Bu açıdan ilkin bu terim/kavram kargaşasının çözülmesi zorunludur. Hukuk bir bilimdir; binlerce yılın deneyimlerinden ve binlerce düşünürün beyinlerinden süzülüp gelen kendine özgü bütüncü bir “kavramlar/terimler sözlüğü”ne sahiptir. Bu kavramlar/terimler küreseldir, onlar üzerinde kişilerin mülkiyet hakkı yoktur. Yalnızca kullanma /yararlanma/intifa hakları vardır. O kadar.
Hiç kuşkusuz, “hukukun üstünlüğüilkesi”ni benimsemek, demokrasimizin çıtasını yükseltecektir.
Bu çıtayı yükseltmenin yolu, elbette demokrasinin çerçevesini çizen ve hukukun üstünlüğü ilkesine yaslanan çağcıl bir anayasadır. Benimseniş ve oylanış biçimiyle biçimsel; devleti bireyine karşı koruma kaygısını taşıyan, meşruluğu tartışmalı olan 1982 Anayasası ile bu amacı gerçekleştirmek bir düştür.
Bu belirlemeden sonra yapılacak iş bellidir.
İlkin, her görüşün temsil edildiği bir “kurucu iktidar” tarafından, Avrupa Birliğinin ve Avrupa İnsan Hakları Mahkemesinin ölçütlerinin ve ilkelerinin iplikleriyle demokrasinin tezgâhında dokunmuş yepyeni bir anayasa yapmak ve onu tartışan kamuoyunun onayına sunmaktır.
İkinci adım da yargı(lama), yasama ve yürütme erklerinin kesinlikle birbirinden ayırmak ve yargı(lama) erkini öbür erklerden bütünüyle bağımsız kılmaktır.
Adil yargıla(n)maPeki, bizler ne yapmaktayız?
Hâlâ cumhurbaşkanlığı sistemi, Türk tipi başkanlık sistemi gibi kendinden menkul bölük pörçük, ne olduğu belirsiz düzenlemelerle anayasa denemeleri yapmaktayız.
Kadı Hızır Bey’in Fatih’i salt hukuka göre hukuk bilinciyle ve korkmadan yargılamasının üzerinden neredeyse altı yüzyıl geçti.

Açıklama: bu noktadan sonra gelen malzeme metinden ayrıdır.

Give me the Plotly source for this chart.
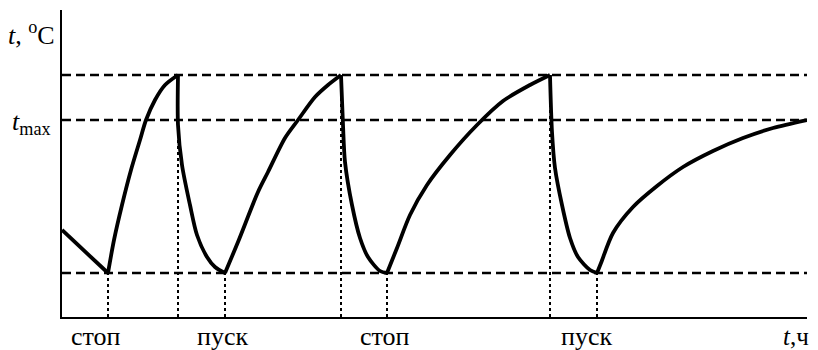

Kilise mahkemesiyle laik mahkeme arasındaki uyuşmazlığı çözmeye kalkışan Kral I. James’e Yargıç Edward Coke’un “Sizelbette ülkeyi yönetebilirsiniz, ama yargıç olmadığınızı için bu uyuşmazlığı çözmeye yetkili değilsiniz. İngiltere’de hukuki uyuşmazlıkları çözme tekeli, yargıçlara aittir” demesinin üzerinden 405 yıl geçti. Sans-souci Sarayının genişletmek için arazisini zorla alacağını söyleyen II. Friederic’e değirmencinin “Evet alırdınız, eğer Berlin’de yargıçlar olmasaydı” demesinin üzerinden 267 yıl geçti.
Dahası Türk Ceza Yasası, bireyin adil yargıla(n)ma hakkı” değerini korumak için 277, 288 maddeleri getirdi.
Ama hâlâ her Allah’ın günü, yargının ve gelecekteki duruşma yargıçlarının yerine geçerek kanıtları değerlendirmekte, kendinden menkul hükümler kurmaktayız.
Bunlar sadece hukuka aykırı değil, çok ilkel, kınanası durumlardır.
Lütfen kendimize gelelim.
Hukukun ve etiğin gereklerine uyalım.